Your objective: Leave the pictures out and retype the lines from the beginning through the line with "ax.axis('off')", both ends included.

Material for the task:

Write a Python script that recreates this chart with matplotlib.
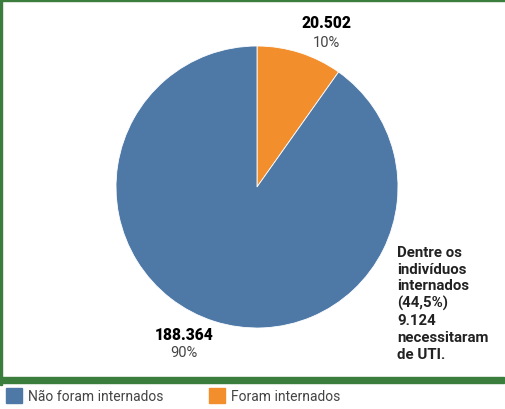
import matplotlib.pyplot as plt
from matplotlib.patches import Rectangle

# data
categories = ['Foram internados', 'Não foram internados']
values = [20502, 188364]
value_labels = ['20.502', '188.364']
pct_labels = ['10%', '90%']
colors = ['#f28e2b', '#4e79a7']
note = 'Dentre os\nindivíduos\ninternados\n(44,5%)\n9.124\nnecessitaram\nde UTI.'

plt.rcParams['font.family'] = ['Roboto', 'DejaVu Sans']

W, H = 505, 410
fig = plt.figure(figsize=(W / 100, H / 100), dpi=100)
fig.patch.set_facecolor('white')

# pie axes: center (257, 188) px, radius 141 px
cx, cy, r = 257, 188, 141
ax = fig.add_axes([(cx - r) / W, (H - cy - r) / H, 2 * r / W, 2 * r / H])
ax.pie(values, colors=colors, startangle=90, counterclock=False,
       wedgeprops=dict(linewidth=0.6, edgecolor='white'))
ax.set_xlim(-1, 1)
ax.set_ylim(-1, 1)
ax.set_aspect('equal')
ax.axis('off')

# slice labels (axes data coords)
ax.text(0.49, 1.17, value_labels[0], ha='center', va='center', fontsize=11.2,
        fontweight='heavy', color='black', clip_on=False)
ax.text(0.49, 1.03, pct_labels[0], ha='center', va='center', fontsize=10.5,
        color='#444444', clip_on=False)
ax.text(-0.52, -1.04, value_labels[1], ha='center', va='center', fontsize=11.2,
        fontweight='heavy', color='black', clip_on=False)
ax.text(-0.52, -1.17, pct_labels[1], ha='center', va='center', fontsize=10.5,
        color='#444444', clip_on=False)

# annotation
fig.text(397 / W, 1 - 246 / H, note, ha='left', va='top', fontsize=10.8,
         fontweight='semibold', color='#222222', linespacing=1.25)

# green frame
green = '#3a7d3c'
fig.patches.append(Rectangle((0, 1 - 2 / H), 1, 2 / H, transform=fig.transFigure,
                             color=green, zorder=0))
fig.patches.append(Rectangle((0, 1 - 386 / H), 2 / W, 384 / H, transform=fig.transFigure,
                             color=green, zorder=0))
fig.patches.append(Rectangle((0, 1 - 384 / H), 504 / W, 6 / H, transform=fig.transFigure,
                             color=green, zorder=0))

# legend
legend_items = [categories[1], categories[0]]
legend_colors = [colors[1], colors[0]]
legend_x = [6, 209]
for lx, lab, col in zip(legend_x, legend_items, legend_colors):
    fig.patches.append(Rectangle((lx / W, 1 - 404 / H), 16 / W, 15 / H,
                                 transform=fig.transFigure, color=col))
    fig.text((lx + 22) / W, 1 - 397 / H, lab, ha='left', va='center',
             fontsize=10, color='#444444')

fig.savefig('out.png', dpi=100, facecolor='white')
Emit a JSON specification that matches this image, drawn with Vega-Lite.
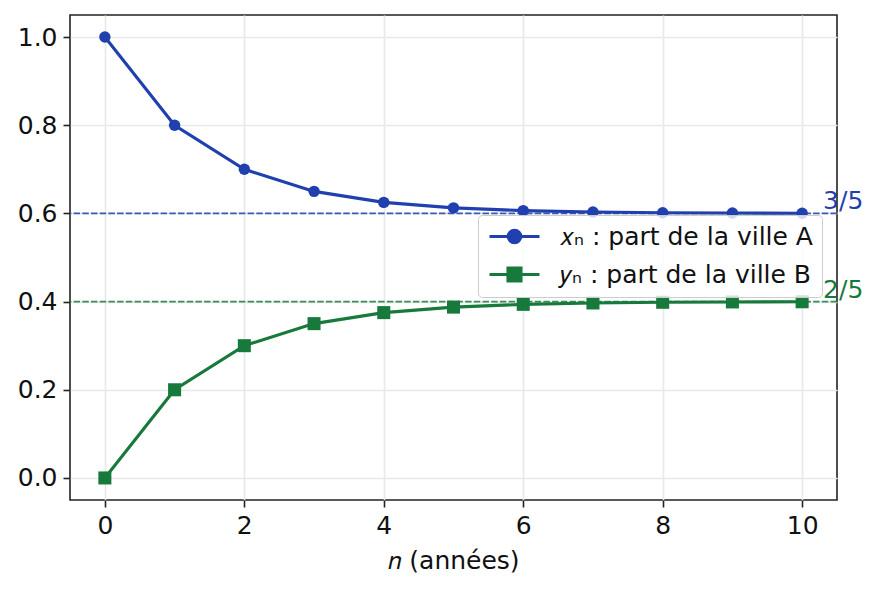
{
  "$schema": "https://vega.github.io/schema/vega-lite/v6.json",
  "width": 767,
  "height": 485,
  "autosize": "none",
  "padding": {"left": 70, "top": 15, "right": 41, "bottom": 89},
  "background": "white",
  "datasets": {
    "pts": [
      {"n": 0, "v": 1, "s": "x"},
      {"n": 1, "v": 0.8, "s": "x"},
      {"n": 2, "v": 0.7, "s": "x"},
      {"n": 3, "v": 0.65, "s": "x"},
      {"n": 4, "v": 0.625, "s": "x"},
      {"n": 5, "v": 0.6125, "s": "x"},
      {"n": 6, "v": 0.60625, "s": "x"},
      {"n": 7, "v": 0.603125, "s": "x"},
      {"n": 8, "v": 0.6015625, "s": "x"},
      {"n": 9, "v": 0.60078125, "s": "x"},
      {"n": 10, "v": 0.600390625, "s": "x"},
      {"n": 0, "v": 0, "s": "y"},
      {"n": 1, "v": 0.2, "s": "y"},
      {"n": 2, "v": 0.3, "s": "y"},
      {"n": 3, "v": 0.35, "s": "y"},
      {"n": 4, "v": 0.375, "s": "y"},
      {"n": 5, "v": 0.3875, "s": "y"},
      {"n": 6, "v": 0.39375, "s": "y"},
      {"n": 7, "v": 0.396875, "s": "y"},
      {"n": 8, "v": 0.3984375, "s": "y"},
      {"n": 9, "v": 0.39921875, "s": "y"},
      {"n": 10, "v": 0.399609375, "s": "y"}
    ],
    "refs": [
      {"v": 0.6, "s": "x", "lab": "3/5"},
      {"v": 0.4, "s": "y", "lab": "2/5"}
    ]
  },
  "layer": [
    {
      "data": {"name": "refs"},
      "mark": {"type": "rule", "strokeDash": [6.5, 2.2], "strokeWidth": 1.6, "opacity": 0.85},
      "encoding": {
        "y": {"field": "v", "type": "quantitative"},
        "color": {"field": "s", "type": "nominal"}
      }
    },
    {
      "data": {"name": "pts"},
      "mark": {"type": "line", "strokeWidth": 3.1},
      "encoding": {
        "x": {"field": "n", "type": "quantitative"},
        "y": {"field": "v", "type": "quantitative"},
        "color": {
          "field": "s", "type": "nominal",
          "legend": {
            "orient": "none",
            "legendX": 408,
            "legendY": 200,
            "title": null,
            "labelExpr": "datum.value == 'x' ? '𝑥ₙ : part de la ville A' : '𝑦ₙ : part de la ville B'",
            "labelLimit": 0,
            "symbolSize": 400,
            "encode": {
              "symbols": {
                "update": {
                  "shape": {"signal": "datum.value == 'x' ? 'M-1,0H4M2.125,0A0.625,0.625,0,1,1,0.875,0A0.625,0.625,0,1,1,2.125,0Z' : 'M-1,0H4M0.85,-0.65H2.15V0.65H0.85Z'"},
                  "fill": {"signal": "datum.value == 'x' ? '#1f40ae' : '#177a3c'"},
                  "stroke": {"signal": "datum.value == 'x' ? '#1f40ae' : '#177a3c'"},
                  "strokeWidth": {"value": 3.1},
                  "opacity": {"value": 1}
                }
              }
            }
          }
        }
      }
    },
    {
      "data": {"name": "pts"},
      "transform": [{"filter": "datum.s == 'x'"}],
      "mark": {"type": "point", "shape": "circle", "filled": true, "opacity": 1, "size": 130},
      "encoding": {
        "x": {"field": "n", "type": "quantitative"},
        "y": {"field": "v", "type": "quantitative"},
        "color": {"field": "s", "type": "nominal"}
      }
    },
    {
      "data": {"name": "pts"},
      "transform": [{"filter": "datum.s == 'y'"}],
      "mark": {"type": "point", "shape": "square", "filled": true, "opacity": 1, "size": 170},
      "encoding": {
        "x": {"field": "n", "type": "quantitative"},
        "y": {"field": "v", "type": "quantitative"},
        "color": {"field": "s", "type": "nominal"}
      }
    },
    {
      "data": {"name": "refs"},
      "mark": {"type": "text", "align": "left", "baseline": "middle", "dy": -12, "fontSize": 25, "font": "DejaVu Sans"},
      "encoding": {
        "x": {"datum": 10.3, "type": "quantitative"},
        "y": {"field": "v", "type": "quantitative"},
        "text": {"field": "lab"},
        "color": {"field": "s", "type": "nominal"}
      }
    }
  ],
  "encoding": {
    "x": {
      "type": "quantitative",
      "scale": {"domain": [-0.5, 10.5], "nice": false, "zero": false},
      "axis": {"values": [0, 2, 4, 6, 8, 10], "title": "𝑛 (années)", "format": "d"}
    },
    "y": {
      "type": "quantitative",
      "scale": {"domain": [-0.05, 1.05], "nice": false, "zero": false},
      "axis": {"values": [0, 0.2, 0.4, 0.6, 0.8, 1.0], "title": null, "format": ".1f"}
    },
    "color": {
      "type": "nominal",
      "scale": {"domain": ["x", "y"], "range": ["#1f40ae", "#177a3c"]}
    }
  },
  "config": {
    "font": "DejaVu Sans",
    "view": {"stroke": "#222222", "strokeWidth": 1.6},
    "axis": {
      "domain": false,
      "labelFont": "DejaVu Sans",
      "labelFontSize": 25,
      "labelColor": "#111111",
      "labelPadding": 6,
      "tickColor": "#222222",
      "tickSize": 7,
      "tickWidth": 1.6,
      "gridColor": "#e8e8e8",
      "gridWidth": 1.6,
      "titleFont": "DejaVu Sans",
      "titleFontSize": 25,
      "titleFontWeight": "normal",
      "titleColor": "#111111",
      "titlePadding": 10
    },
    "legend": {
      "labelFont": "DejaVu Sans",
      "labelFontSize": 25,
      "labelColor": "#111111",
      "fillColor": "rgba(255,255,255,0.8)",
      "strokeColor": "#cccccc",
      "cornerRadius": 4,
      "padding": 9,
      "rowPadding": 11,
      "labelOffset": 48
    }
  }
}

The answer:
Write a Python script that recreates this chart with matplotlib.
import matplotlib.pyplot as plt
from matplotlib.patches import Rectangle

# data
categories = ['Foram internados', 'Não foram internados']
values = [20502, 188364]
value_labels = ['20.502', '188.364']
pct_labels = ['10%', '90%']
colors = ['#f28e2b', '#4e79a7']
note = 'Dentre os\nindivíduos\ninternados\n(44,5%)\n9.124\nnecessitaram\nde UTI.'

plt.rcParams['font.family'] = ['Roboto', 'DejaVu Sans']

W, H = 505, 410
fig = plt.figure(figsize=(W / 100, H / 100), dpi=100)
fig.patch.set_facecolor('white')

# pie axes: center (257, 188) px, radius 141 px
cx, cy, r = 257, 188, 141
ax = fig.add_axes([(cx - r) / W, (H - cy - r) / H, 2 * r / W, 2 * r / H])
ax.pie(values, colors=colors, startangle=90, counterclock=False,
       wedgeprops=dict(linewidth=0.6, edgecolor='white'))
ax.set_xlim(-1, 1)
ax.set_ylim(-1, 1)
ax.set_aspect('equal')
ax.axis('off')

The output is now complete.